McLEAN (AP) - Textbooks at a private Islamic school in Northern Virginia teach students that it is permissible for Muslims to kill adulterers and converts from Islam, according to a federal investigation released Wednesday.

Other passages in the school's textbooks state that "the Jews conspired against Islam and its people" and that Muslims are permitted to take the lives and property of those deemed "polytheists."

The passages were found in selected textbooks used during the 2007-08 school year by the Islamic Saudi Academy, which teaches 900 students in grades K-12 at two campuses in Alexandria and Fairfax and receives much of its funding from the Saudi government.

The academy has come under scrutiny from critics who charge that it fosters an intolerant brand of Islam similar to that taught in the conservative Saudi kingdom. In the review, the panel recommended that the school make all of its textbooks available to the State Department so changes can be made before the next school year.

The U.S. Commission on International Religious Freedom, a panel formed by Congress, last year recommended that the school be closed amid concerns that it promotes violence and too closely mimics the conservative Saudi educational system.

The commission made its recommendation last year to close the school even though it had not reviewed the textbooks. Now that some have been reviewed, "we feel more confident that the potential problems we flagged before really are there," said the commission's spokeswoman, Judith Ingram.

School officials have long denied that the academy fosters intolerance.

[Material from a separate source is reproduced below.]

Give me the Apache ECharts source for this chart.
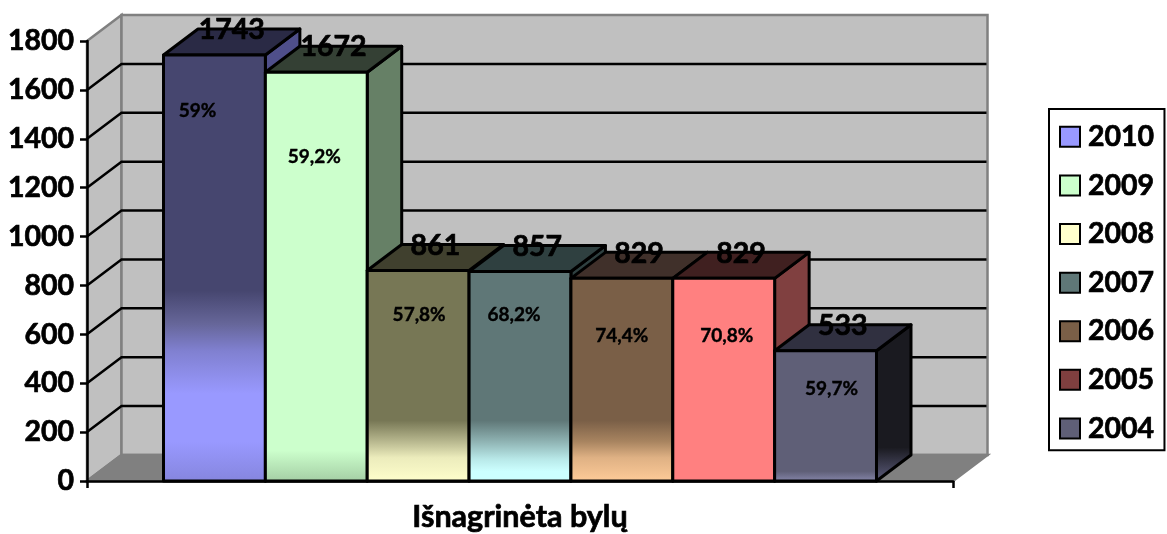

It has acknowledged that some of the Saudi textbooks contain harsh language, but says that the texts have improved in recent years and are revised as needed by the academy before being distributed to students.

School officials and the State Department did not immediately respond to phone calls and an e-mail seeking comment Wednesday.

The commission said it obtained 17 of the academy's textbooks through a variety of channels, including from members of Congress. The texts did appear to contain numerous revisions, including pages that were removed or passages that were whited out, but numerous troubling passages remained, according to the panel:

- The authors of a 12th-grade text on Koranic interpretation state that apostates (those who convert from Islam), adulterers and people who murder Muslims can be permissibly killed.

- The authors of a 12th-grade text on monotheism write that "(m)ajor polytheism makes blood and wealth permissible," meaning that a Muslim can take with impunity the life and property of someone believed guilty of polytheism. According to the panel, the strict Saudi interpretation of polytheism includes Shi'ite and Sufi Muslims as well as Christians, Jews, Hindus, and Buddhists.

- A social studies text offers the view that Jews were responsible for the split between Sunni and Shi'ite Muslims: "The cause of the discord: The Jews conspired against Islam and its people. A sly, wicked person who sinfully and deceitfully professed Islam infiltrated (the Muslims)."

More generally, the panel found that the academy textbooks hold the view that the Muslim world was strong when united under a single caliph, the Arabic language and the Sunni creed, and that Muslims have grown weak because of foreign influence and internal divisions.

The commission's findings issued come a month after the Fairfax County Board of Supervisors voted unanimously to extend the academy's lease for its main campus, which sits on county property.

The county conducted its own study of the textbooks last year at the request of Supervisor Gerald Hyland, whose district encompasses the academy.

Hyland and the county never released results of what they had found, but Hyland said in approving the lease that he is comfortable with the school's teachings, though he did so with a qualification.

"I would be less than frank if I didn't tell you that the curriculum does contain references to the Quran, which, if taken out of context and read literally, would cause come concern," Hyland said at the meeting at which the lease was extended.